• **Exercise brief**: Find the lines with the string "this" and return them.

(Entries with chart source code)
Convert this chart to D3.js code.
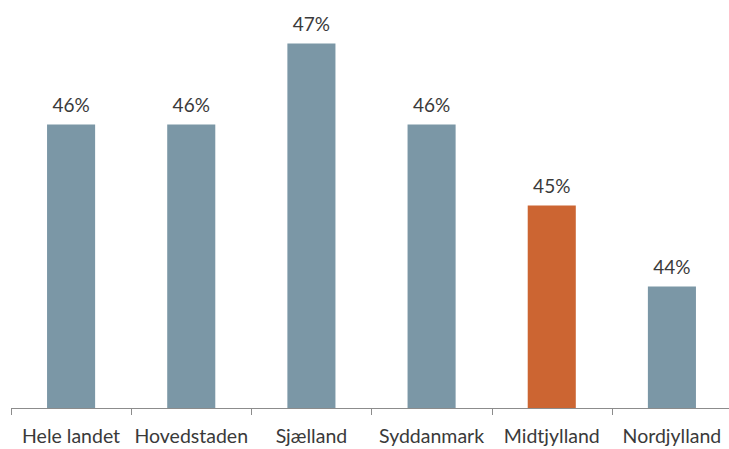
<!DOCTYPE html>
<html>
<head>
<meta charset="utf-8">
<script src="https://cdn.jsdelivr.net/npm/d3@7"></script>
<style>
  html, body { margin: 0; padding: 0; background: #fff; }
  svg { display: block; }
  text { font-family: Lato, "Open Sans", sans-serif; fill: #3a3a3a; }
</style>
</head>
<body>
<svg id="canvas" width="729" height="449"></svg>
<script>
'use strict';

/* regions shown along the bottom axis */
var regions = ['Hele landet', 'Hovedstaden', 'Sjælland', 'Syddanmark', 'Midtjylland', 'Nordjylland'];
/* share in percent for each region */
var shares = [46, 46, 47, 46, 45, 44];
/* the region that is highlighted */
var highlight = 'Midtjylland';

var svg = d3.select('#canvas');
var width = 729, height = 449;
var left = 11, right = 732, baseline = 408;

/* band scale for the regions */
var x = d3.scaleBand()
  .domain(regions)
  .range([left, right])
  .paddingInner(0.6)
  .paddingOuter(0.3);

/* value axis does not start at zero */
var y = d3.scaleLinear()
  .domain([42.5, 47.5])
  .range([baseline, 3]);

var data = regions.map(function(r, i){ return {region: r, value: shares[i]}; });

/* bars */
svg.append('g').selectAll('rect')
  .data(data)
  .enter().append('rect')
    .attr('x', function(d){ return x(d.region); })
    .attr('y', function(d){ return y(d.value); })
    .attr('width', x.bandwidth())
    .attr('height', function(d){ return baseline - y(d.value); })
    .attr('fill', function(d){ return d.region === highlight ? '#cc6532' : '#7b97a6'; });

/* value labels above the bars */
svg.append('g').selectAll('text')
  .data(data)
  .enter().append('text')
    .attr('x', function(d){ return x(d.region) + x.bandwidth() / 2; })
    .attr('y', function(d){ return y(d.value) - 13; })
    .attr('text-anchor', 'middle')
    .style('font-size', '19px')
    .text(function(d){ return d.value + '%'; });

/* bottom axis, ticks between the categories */
var axis = svg.append('g')
  .attr('transform', 'translate(0,' + baseline + ')');
axis.append('line')
  .attr('x1', left).attr('x2', width)
  .attr('y1', 0.5).attr('y2', 0.5)
  .attr('stroke', '#8c8c8c');
axis.selectAll('line.tick')
  .data(regions)
  .enter().append('line')
    .attr('class', 'tick')
    .attr('x1', function(d){ return Math.round(x(d) - x.step() * 0.3) + 0.5; })
    .attr('x2', function(d){ return Math.round(x(d) - x.step() * 0.3) + 0.5; })
    .attr('y1', 0).attr('y2', 7)
    .attr('stroke', '#8c8c8c');
axis.selectAll('text')
  .data(regions)
  .enter().append('text')
    .attr('x', function(d){ return x(d) + x.bandwidth() / 2; })
    .attr('y', 35)
    .attr('text-anchor', 'middle')
    .style('font-size', '19.5px')
    .text(function(d){ return d; });
</script>
</body>
</html>
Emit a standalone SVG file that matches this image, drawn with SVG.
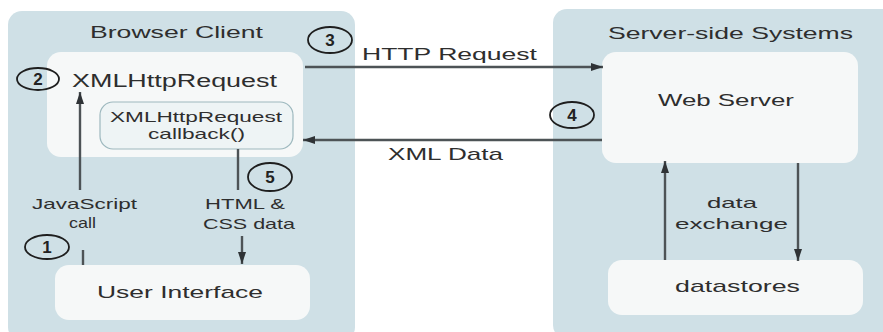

• **In response**:
Convert this chart to D3.js code.
Emit a standalone SVG file that matches this image, drawn with SVG.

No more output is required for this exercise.